Critical Role Ditches Fixed Break Schedule for Campaign 4 Story Pauses
Critical Role scrapped its long-standing last-Thursday-of-the-month break tradition, letting Campaign 4's story decide when the dice get put down.

The last-Thursday-of-the-month break, a fixture of Critical Role's campaign schedule for years, is officially gone. In its place, Campaign 4 will pause wherever the story demands it, a shift that reflects just how structurally different this campaign is from anything Critical Role has done before.
"As our tale through Aramán continues onward, we're shaking up how we rest along the way," Critical Role wrote on their official blog. "Instead of a set last-Thursday-of-the-month break, we'll be laying down our dice wherever the story finds a natural pause. We'll also be taking time off around special holidays here in the States!"
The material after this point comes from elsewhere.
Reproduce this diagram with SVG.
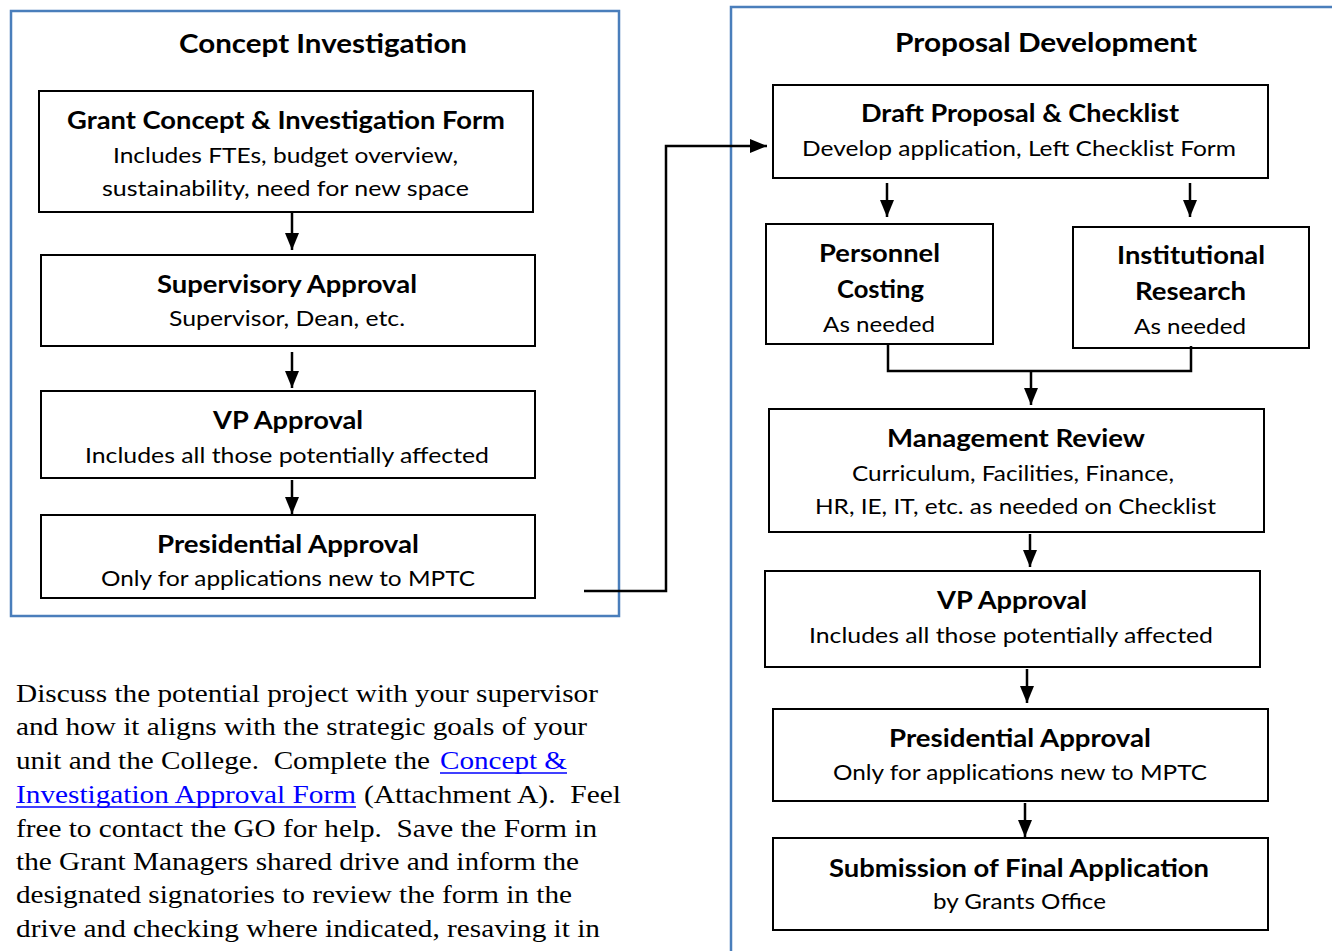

When Polygon sought clarification on how this would work across Campaign 4's three tables, a Critical Role company representative was direct: "There is no set cadence for when these breaks will happen or how many episodes each table will receive."
That answer carries real weight given Campaign 4's format. Unlike Campaigns 1 through 3, this one runs on a West Marches structure with a rotating cast of 13 players split across three tables: Soldiers, Seekers, and Schemers. Each table cycles through a handful of episodes in the spotlight before the camera shifts to the next. The old monthly break cadence, designed around a single continuous storyline with one cast, simply doesn't map cleanly onto that structure. The Seekers table, for instance, could take two breaks in a row after just five episodes while another table runs ten before getting one.

Historically, that last-Thursday pause was usually filled with non-campaign content, sometimes a sponsored one-shot, sometimes a talk show segment, giving the main cast a breather while keeping Critters fed. That replacement programming model is what's being retired alongside the fixed date.
The new approach keeps breaks tethered to narrative logic rather than the calendar. An arc can build to its natural conclusion before the show steps away, rather than cutting mid-tension because a Thursday landed at an inconvenient moment. The tradeoff is that some tables may spend significantly more time on screen than others in a given stretch, which could frustrate fans whose favorite table sits idle while another runs an extended arc. Critical Role has not specified which holidays will trigger breaks beyond confirming they'll be U.S.-centered.
Campaign 4's interlocking story structure, where the three tables' narratives influence one another, makes the stakes of pacing decisions higher than usual. How the new break policy shapes the rhythm of those storylines across Soldiers, Seekers, and Schemers is something the Critter community will be watching closely as the campaign through Aramán continues.